I was out walking the puppies today (and boy were they rambunctious) and thinking about weight loss. Do you remember Susan Powter and her Stop the Insanity diet stuff? Then there was Richard Simmons. Who doesn’t know him? There was the Jane Austen workout, and oh, what about the guy with the long blond hair hawking all sorts of diet programs and equipment? Can’t remember his name. I think he’s still around. Tony Little? Is that it? Don’t forget Chuck Norris. As for diets, there’s everything from Weight Watchers to Nutrisystem, Jenny Craig, Ideal Me, Prism, South Beach, Adkins, Mediterranean, Dean Ornish, Zone, Biggest Loser . . . I can’t begin to think how many there are.
What I was thinking about as I was walking was how our sense of foods has changed over the years. Remember when a calorie was a calorie and it was just reduction of calories and exercise? Then we figured out that kinds of calories mattered. Fat wasn’t that good. And then there were all the cholesterol issues caused by the wrong kinds of fat. Somewhere along the lines the question of carbs came up–bad carbs v good carbs v any carbs at all. Then there was “real” foods v manufactured foods, like high fructose corn syrup. Oh, I also forgot the meat v. no meat question. Oh, and all the exercise questions: aerobic v. anaerobic; walking v something more vigorous; how long to do it and how often?
This raised the question for me–every time some of this comes up, it’s right. The science is right for a lot of it, or so we are told. And then the science changes and either we learned something new, or we were wrong before. I wonder how we know if we’re right now? Not that there’s any agreement. On the other hand, losing weight isn’t a once-size fits all answer. Not only are all our bodies different, but our access to foods is different, not to mention what we like and don’t like, what we’re inclined to do for exercise and not, and so on and so forth. In the end, we all have to find something that works for us and then make it work.

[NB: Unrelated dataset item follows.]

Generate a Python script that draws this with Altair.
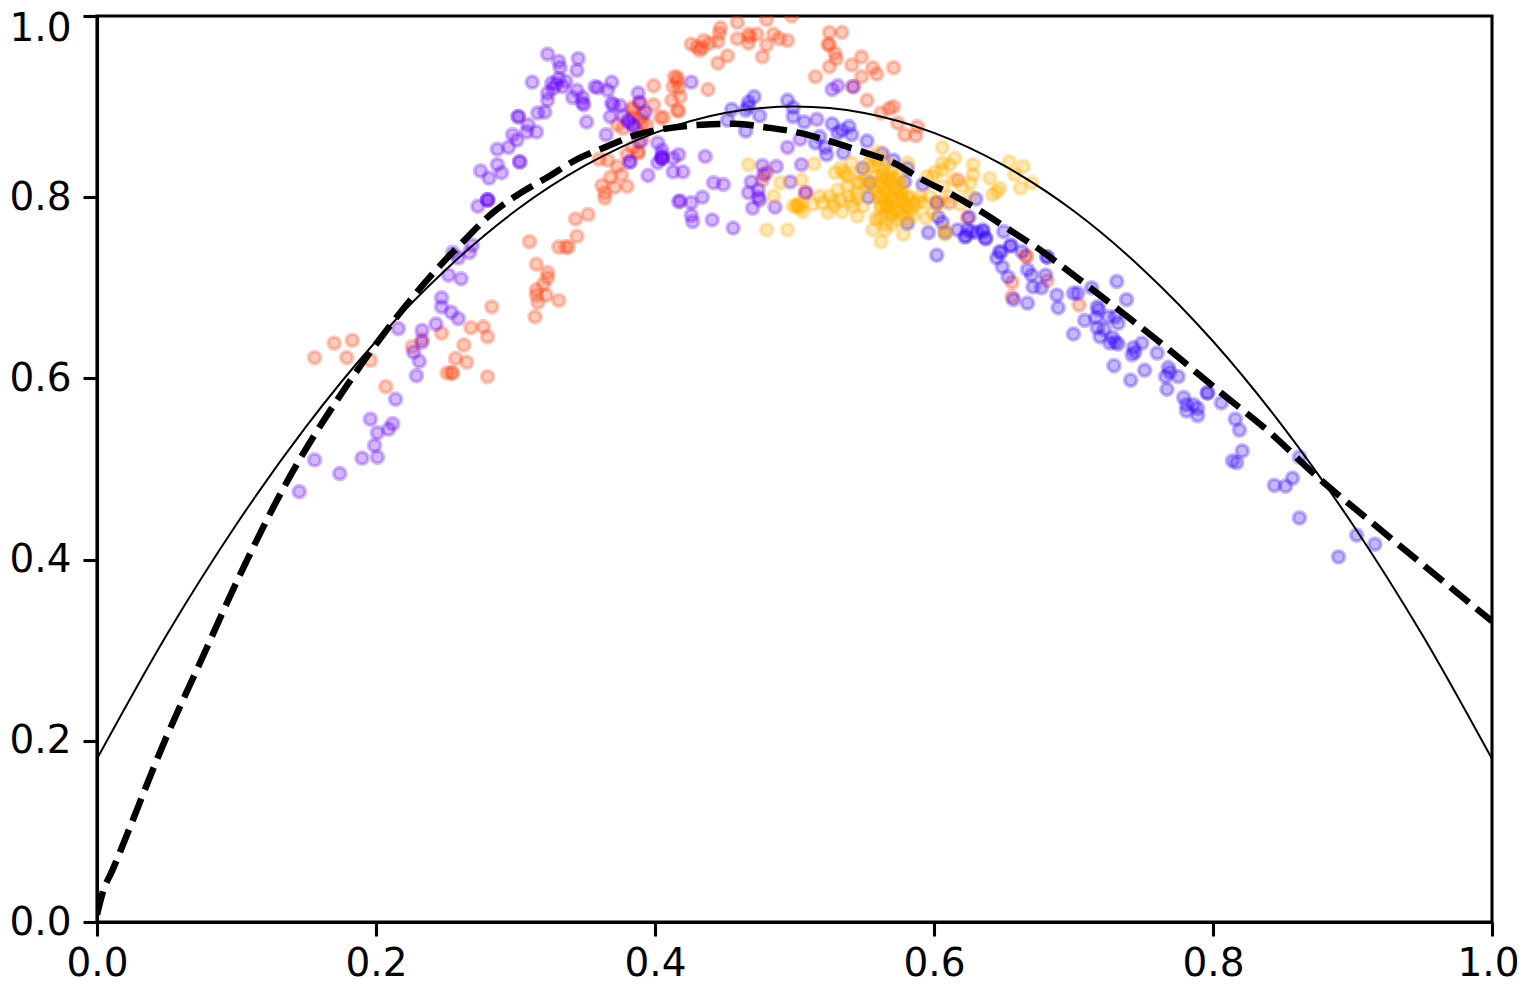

I’ve lost 35 lbs (I first wrote lobs, and thought, yeah, accurate that) over the last couple of years. I still have a long way to go. But my goals are always one pound at a time. I’m not entirely sure why it’s coming off to be honest. I’m not doing anything spectacularly different. I gave up aspartame September 1, 2012. That’s meant a pretty significant change to my sweet tooth. I don’t crave stuff as much. I’ve been trying not to answer my stress and tiredness with food. I’ve been trying not to eat when I’m not hungry. So just because it’s a traditional mealtime, i don’t necessarily eat, or rather, I don’t eat a meal. I’ll have a piece of fruit or a yogurt or just enough to keep my blood sugar steady (I’m prediabetic). I’m reducing carbs, but that’s not really all that intentional. I used to crave them more when I drank aspartame. Now I don’t. I’m working on flavors more. I like food and so I am trying to expand my food palette (had some great Morroccan soup and green Vietnamese curried steak for Mother’s Day). I also love salads, so I spend the time to make something tasty. I’ve also been doing a lot of walking. Especially as the weather has improved. And of course, the less I weigh, the easier walking is. Oh, and another thing I’ve done is shift to a lot more real food. Real butter, real sugar, and so forth. I try to keep high fructose corn syrup out of the house and do my best to cook from scratch as often as I can (though don’t get me wrong–hotdogs happen in this house).
What’s funny is that sometimes my mom will call attention to what I’m eating for being fattening or whatever, and I just have to laugh. Right now things are working. Yeah, maybe I could speed up the process, but since this is working, I’m afraid to change, especially since this is a way of life for me and to incorporate bigger changes might mean that I lose the weight and then gain it back. It seems to me my body wants to lose this weight and is helping me. I’ve lost fifteen pounds so far this year, since the end of June 2012. We’ll see if I lose any more before the year’s up. I’m just really happy to not be gaining it back.